En sus primeros minutos, Stanley establece una mirada dual a las imágenes que compone, combinando una perspectiva física con una espiritual. Las panorámicas que retratan los escenarios desérticos en los que se desarrollará la acción nos muestra un territorio hostil y salvaje -compuesto de infinitos desiertos, entrecortadas y afiladas zonas montañosas, pueblos fantasma convertidos en una árida Venecia inundada por la arena, grandes extensiones de tierra carentes de cualquier atisbo de vegetación- en la que no hay cabida para la vida; unos escanarios castigados por un sol implacable, potenciado por una fotografía de intensos colores cálidos que dotan al conjunto de una atmósfera pegajosa y asfixiante. Pero, a la vez, esas mismas panorámicas denotan una mirada superior que identifica una presencia que observa desde la lejanía. La voz en off que comenta las imágenes nos propone una interpretación de los sucesos como si fuera parte de una leyenda, confiriéndoles un elemento mágico y metafísico.

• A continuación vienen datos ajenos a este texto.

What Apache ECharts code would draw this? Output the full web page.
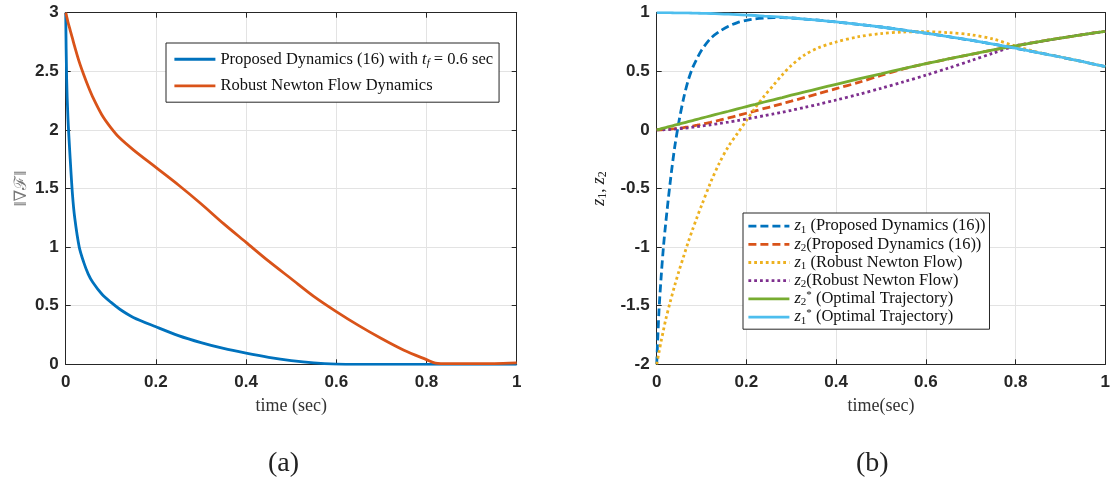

El demonio del desierto comienza presentándonos a uno de sus protagonistas, un serial killer que encuentra a sus víctimas entre los pobres desgraciados que le cogen en la carretera mientras hace autostop. Con referencias a títulos tan importantes como Carretera al infierno, la brutalidad con la que el misterioso asesino acaba con sus presas (mutilándolas atrozmente en un extraño ritual esotérico) contrasta con la identidad sobrenatural del predador, presentado como la encarnación de un terrible espíritu del viento que elige a sus víctimas guiándose por el olor que capta en aquellas personas cuyas deficiencias anímicas las coloca al borde del suicidio. Resulta coherente, por tanto, que este demonio surgido del polvo delimite su campo de acción en abandonados pueblos sudafricanos en los que la combinación de la violencia institucional y la segregación racial tienen como única salida la extinción.
El director de la sorprendente pero algo sobrevalorada Hardware. Programado para matar despliega un poderoso aparato visual en el que el contraste entre lo visceral y lo sobrenatural marca el camino para una película que encuentra su lugar entre los pliegues que surge entre lo onírico y lo real, entre el tono surrealista de lo primero y la desolación de lo segundo, con paradas en el terreno de la road movie y del psycho-thriller, y con apuntes eróticos, feministas, mesiánicos y metalingüísticos, plasmados con un ritmo seco, cuya lentitud resulta tan densa como embriagadora. No ha de resultar extraño que de tan ecléctico cóctel surga un producto tan insatisfactorio en su conjunto como irremediablemente fascinante en sus partes, y es que El demonio del desierto es una demostración de cómo en ocasiones a través del fracaso se puede conquistar logros tan atractivos como inéditos.